===== Data section =====
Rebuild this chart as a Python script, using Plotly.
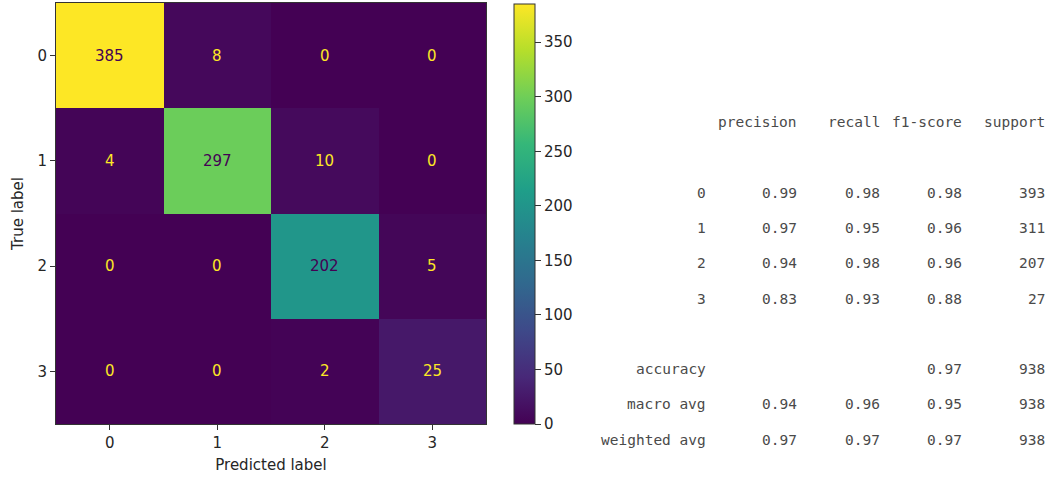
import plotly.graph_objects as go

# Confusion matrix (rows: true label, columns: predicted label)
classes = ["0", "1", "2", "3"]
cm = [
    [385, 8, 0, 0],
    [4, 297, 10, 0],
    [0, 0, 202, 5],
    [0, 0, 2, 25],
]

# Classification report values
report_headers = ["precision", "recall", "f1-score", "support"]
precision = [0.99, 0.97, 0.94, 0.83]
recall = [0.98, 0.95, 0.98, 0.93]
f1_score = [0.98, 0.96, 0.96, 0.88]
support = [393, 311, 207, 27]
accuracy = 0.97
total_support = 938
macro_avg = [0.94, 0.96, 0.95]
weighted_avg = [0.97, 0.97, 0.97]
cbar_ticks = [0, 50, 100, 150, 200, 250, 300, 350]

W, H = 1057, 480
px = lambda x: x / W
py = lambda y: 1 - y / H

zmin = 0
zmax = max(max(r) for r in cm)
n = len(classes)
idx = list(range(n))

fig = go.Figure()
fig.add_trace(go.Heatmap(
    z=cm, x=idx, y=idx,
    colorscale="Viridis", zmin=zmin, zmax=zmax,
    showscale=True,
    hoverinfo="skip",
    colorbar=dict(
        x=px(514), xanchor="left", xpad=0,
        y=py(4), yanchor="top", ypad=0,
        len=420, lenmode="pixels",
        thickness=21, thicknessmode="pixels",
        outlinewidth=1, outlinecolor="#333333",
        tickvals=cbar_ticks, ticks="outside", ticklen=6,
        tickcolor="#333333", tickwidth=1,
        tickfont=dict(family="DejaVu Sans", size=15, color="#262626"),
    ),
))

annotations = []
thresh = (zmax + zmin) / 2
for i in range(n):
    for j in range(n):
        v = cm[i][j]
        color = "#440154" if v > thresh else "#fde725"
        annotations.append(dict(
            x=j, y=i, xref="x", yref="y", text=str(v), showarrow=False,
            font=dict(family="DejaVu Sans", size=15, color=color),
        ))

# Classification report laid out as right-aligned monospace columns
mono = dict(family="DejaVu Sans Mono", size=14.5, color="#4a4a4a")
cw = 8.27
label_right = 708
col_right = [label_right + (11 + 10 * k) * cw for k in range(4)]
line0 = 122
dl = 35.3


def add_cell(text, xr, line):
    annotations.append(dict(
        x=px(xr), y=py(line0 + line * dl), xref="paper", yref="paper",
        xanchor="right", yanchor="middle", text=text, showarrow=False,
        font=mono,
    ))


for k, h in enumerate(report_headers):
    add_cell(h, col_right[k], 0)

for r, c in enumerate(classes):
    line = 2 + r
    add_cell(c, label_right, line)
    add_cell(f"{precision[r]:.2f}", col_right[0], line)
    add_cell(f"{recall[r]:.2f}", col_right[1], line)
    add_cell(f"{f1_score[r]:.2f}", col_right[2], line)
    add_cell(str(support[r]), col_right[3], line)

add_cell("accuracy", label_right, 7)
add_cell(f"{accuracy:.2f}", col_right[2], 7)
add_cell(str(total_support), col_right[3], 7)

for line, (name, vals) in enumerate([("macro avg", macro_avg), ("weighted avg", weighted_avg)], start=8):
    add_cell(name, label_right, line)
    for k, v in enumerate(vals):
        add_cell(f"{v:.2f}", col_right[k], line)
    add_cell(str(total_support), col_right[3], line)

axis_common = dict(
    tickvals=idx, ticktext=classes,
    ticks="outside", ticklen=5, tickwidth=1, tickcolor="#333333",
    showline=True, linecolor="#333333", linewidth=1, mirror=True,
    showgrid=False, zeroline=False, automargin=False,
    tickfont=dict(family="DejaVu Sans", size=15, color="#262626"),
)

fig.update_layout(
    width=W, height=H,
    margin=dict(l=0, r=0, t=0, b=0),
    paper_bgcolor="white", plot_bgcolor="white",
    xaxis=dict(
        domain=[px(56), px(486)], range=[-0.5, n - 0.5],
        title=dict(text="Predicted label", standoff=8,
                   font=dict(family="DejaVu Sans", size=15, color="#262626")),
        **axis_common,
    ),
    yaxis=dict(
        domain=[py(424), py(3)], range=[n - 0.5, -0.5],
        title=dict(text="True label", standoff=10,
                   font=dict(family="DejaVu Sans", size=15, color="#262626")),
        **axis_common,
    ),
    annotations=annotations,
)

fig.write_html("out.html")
=====
▶ _What you need to do_: Reproduce every line of the material precisely, omitting its pictures.

▶ _Exercise answer_:
Rebuild this chart as a Python script, using Plotly.
import plotly.graph_objects as go

# Confusion matrix (rows: true label, columns: predicted label)
classes = ["0", "1", "2", "3"]
cm = [
    [385, 8, 0, 0],
    [4, 297, 10, 0],
    [0, 0, 202, 5],
    [0, 0, 2, 25],
]

# Classification report values
report_headers = ["precision", "recall", "f1-score", "support"]
precision = [0.99, 0.97, 0.94, 0.83]
recall = [0.98, 0.95, 0.98, 0.93]
f1_score = [0.98, 0.96, 0.96, 0.88]
support = [393, 311, 207, 27]
accuracy = 0.97
total_support = 938
macro_avg = [0.94, 0.96, 0.95]
weighted_avg = [0.97, 0.97, 0.97]
cbar_ticks = [0, 50, 100, 150, 200, 250, 300, 350]

W, H = 1057, 480
px = lambda x: x / W
py = lambda y: 1 - y / H

zmin = 0
zmax = max(max(r) for r in cm)
n = len(classes)
idx = list(range(n))

fig = go.Figure()
fig.add_trace(go.Heatmap(
    z=cm, x=idx, y=idx,
    colorscale="Viridis", zmin=zmin, zmax=zmax,
    showscale=True,
    hoverinfo="skip",
    colorbar=dict(
        x=px(514), xanchor="left", xpad=0,
        y=py(4), yanchor="top", ypad=0,
        len=420, lenmode="pixels",
        thickness=21, thicknessmode="pixels",
        outlinewidth=1, outlinecolor="#333333",
        tickvals=cbar_ticks, ticks="outside", ticklen=6,
        tickcolor="#333333", tickwidth=1,
        tickfont=dict(family="DejaVu Sans", size=15, color="#262626"),
    ),
))

annotations = []
thresh = (zmax + zmin) / 2
for i in range(n):
    for j in range(n):
        v = cm[i][j]
        color = "#440154" if v > thresh else "#fde725"
        annotations.append(dict(
            x=j, y=i, xref="x", yref="y", text=str(v), showarrow=False,
            font=dict(family="DejaVu Sans", size=15, color=color),
        ))

# Classification report laid out as right-aligned monospace columns
mono = dict(family="DejaVu Sans Mono", size=14.5, color="#4a4a4a")
cw = 8.27
label_right = 708
col_right = [label_right + (11 + 10 * k) * cw for k in range(4)]
line0 = 122
dl = 35.3


def add_cell(text, xr, line):
    annotations.append(dict(
        x=px(xr), y=py(line0 + line * dl), xref="paper", yref="paper",
        xanchor="right", yanchor="middle", text=text, showarrow=False,
        font=mono,
    ))


for k, h in enumerate(report_headers):
    add_cell(h, col_right[k], 0)

for r, c in enumerate(classes):
    line = 2 + r
    add_cell(c, label_right, line)
    add_cell(f"{precision[r]:.2f}", col_right[0], line)
    add_cell(f"{recall[r]:.2f}", col_right[1], line)
    add_cell(f"{f1_score[r]:.2f}", col_right[2], line)
    add_cell(str(support[r]), col_right[3], line)

add_cell("accuracy", label_right, 7)
add_cell(f"{accuracy:.2f}", col_right[2], 7)
add_cell(str(total_support), col_right[3], 7)

for line, (name, vals) in enumerate([("macro avg", macro_avg), ("weighted avg", weighted_avg)], start=8):
    add_cell(name, label_right, line)
    for k, v in enumerate(vals):
        add_cell(f"{v:.2f}", col_right[k], line)
    add_cell(str(total_support), col_right[3], line)

axis_common = dict(
    tickvals=idx, ticktext=classes,
    ticks="outside", ticklen=5, tickwidth=1, tickcolor="#333333",
    showline=True, linecolor="#333333", linewidth=1, mirror=True,
    showgrid=False, zeroline=False, automargin=False,
    tickfont=dict(family="DejaVu Sans", size=15, color="#262626"),
)

fig.update_layout(
    width=W, height=H,
    margin=dict(l=0, r=0, t=0, b=0),
    paper_bgcolor="white", plot_bgcolor="white",
    xaxis=dict(
        domain=[px(56), px(486)], range=[-0.5, n - 0.5],
        title=dict(text="Predicted label", standoff=8,
                   font=dict(family="DejaVu Sans", size=15, color="#262626")),
        **axis_common,
    ),
    yaxis=dict(
        domain=[py(424), py(3)], range=[n - 0.5, -0.5],
        title=dict(text="True label", standoff=10,
                   font=dict(family="DejaVu Sans", size=15, color="#262626")),
        **axis_common,
    ),
    annotations=annotations,
)

fig.write_html("out.html")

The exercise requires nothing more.